Post-interview actions/improvements

Yuteh has made improvements to her Duplicate record scripts based on Clare's comments.

Natasha, Linda and Andrew each encountered SWODs ("spinning wheels of death," i.e. the indeterminate progress spinner) while performing particular actions, usually involving advanced search and/or autocomplete matching. Investigation by Ray Lee has uncovered a concurrency problem within the App-layer. (See CSPACE-5988, PAHMA-752.) Since the interviews, a fix has been instituted.

Ray Gross reported a bug in which the deletion of a Location-Movement-Inventory (LMI) records did not properly cause the computedCurrentStorageLocation field to update. A batch process had been implemented to do this update, but the process had not been initiated on the PAHMA instance. That has since been corrected.

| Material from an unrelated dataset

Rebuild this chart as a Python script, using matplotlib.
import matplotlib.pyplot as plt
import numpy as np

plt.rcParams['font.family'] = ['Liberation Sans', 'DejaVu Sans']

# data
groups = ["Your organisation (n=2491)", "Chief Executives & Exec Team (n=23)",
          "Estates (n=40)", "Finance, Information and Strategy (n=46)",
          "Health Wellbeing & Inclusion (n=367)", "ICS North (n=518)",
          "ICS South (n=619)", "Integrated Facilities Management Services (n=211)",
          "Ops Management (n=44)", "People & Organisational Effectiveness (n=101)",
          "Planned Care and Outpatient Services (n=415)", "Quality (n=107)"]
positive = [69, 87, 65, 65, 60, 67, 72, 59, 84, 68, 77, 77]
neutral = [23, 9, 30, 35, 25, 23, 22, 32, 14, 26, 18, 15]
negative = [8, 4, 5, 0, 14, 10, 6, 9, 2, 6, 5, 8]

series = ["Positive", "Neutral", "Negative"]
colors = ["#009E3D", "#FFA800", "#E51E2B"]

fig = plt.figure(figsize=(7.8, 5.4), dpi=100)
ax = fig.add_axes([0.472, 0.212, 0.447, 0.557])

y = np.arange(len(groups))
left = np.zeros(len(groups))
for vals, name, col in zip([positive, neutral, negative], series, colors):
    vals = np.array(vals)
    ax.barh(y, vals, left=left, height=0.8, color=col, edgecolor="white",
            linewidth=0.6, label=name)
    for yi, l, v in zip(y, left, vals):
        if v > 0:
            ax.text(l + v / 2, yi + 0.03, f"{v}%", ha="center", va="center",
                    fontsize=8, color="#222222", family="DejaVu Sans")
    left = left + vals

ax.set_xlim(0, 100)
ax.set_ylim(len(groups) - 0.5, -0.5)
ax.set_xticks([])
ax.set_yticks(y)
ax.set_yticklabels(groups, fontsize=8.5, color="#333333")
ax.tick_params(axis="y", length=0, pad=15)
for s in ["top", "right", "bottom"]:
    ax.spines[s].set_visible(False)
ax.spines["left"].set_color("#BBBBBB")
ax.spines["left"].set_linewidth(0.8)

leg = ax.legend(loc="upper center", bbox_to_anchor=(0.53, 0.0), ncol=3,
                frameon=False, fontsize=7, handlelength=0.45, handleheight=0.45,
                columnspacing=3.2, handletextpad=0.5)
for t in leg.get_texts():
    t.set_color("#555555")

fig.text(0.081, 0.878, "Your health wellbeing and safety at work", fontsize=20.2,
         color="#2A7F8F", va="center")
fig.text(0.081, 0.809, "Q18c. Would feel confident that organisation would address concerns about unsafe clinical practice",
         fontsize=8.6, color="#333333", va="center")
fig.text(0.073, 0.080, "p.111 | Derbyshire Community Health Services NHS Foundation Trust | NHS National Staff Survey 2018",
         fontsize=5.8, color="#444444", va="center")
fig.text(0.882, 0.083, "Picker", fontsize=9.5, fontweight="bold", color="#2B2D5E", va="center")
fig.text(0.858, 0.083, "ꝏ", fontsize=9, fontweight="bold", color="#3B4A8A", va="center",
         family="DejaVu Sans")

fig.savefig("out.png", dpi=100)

Ray Gross and Clare Loughran also reported that deleting and adding related LMI records took 15-30 seconds. Investigation by Aron Roberts has identified a step in the SQL process for deletions that takes up the majority of this time, some 13.5 seconds out of a total 13.8 seconds, for example. The step involves ancestors being identified by the system prior to the DELETE:

SELECT "hierarchy"."id", "hierarchy"."parentid",
"hierarchy"."primarytype", "hierarchy"."isproperty",
"proxies"."versionableid", "proxies"."targetid" FROM "hierarchy" LEFT
JOIN "proxies" ON "hierarchy"."id" = "proxies"."id" WHERE
EXISTS(SELECT 1 FROM ancestors WHERE id = "hierarchy"."id" AND
ARRAY\[$1\] <@ ancestors)

Also, we have fixed the error with the Cultivated field that Andrew noted. Behind the scenes, that field had been converted in the UC Berkeley master instance from a Boolean to a string field with Yes and No options so it could be searched against. That worked wasn't completed on the UCJEPS instance.

Finally, we've added additional RAM to the UCJEPS system.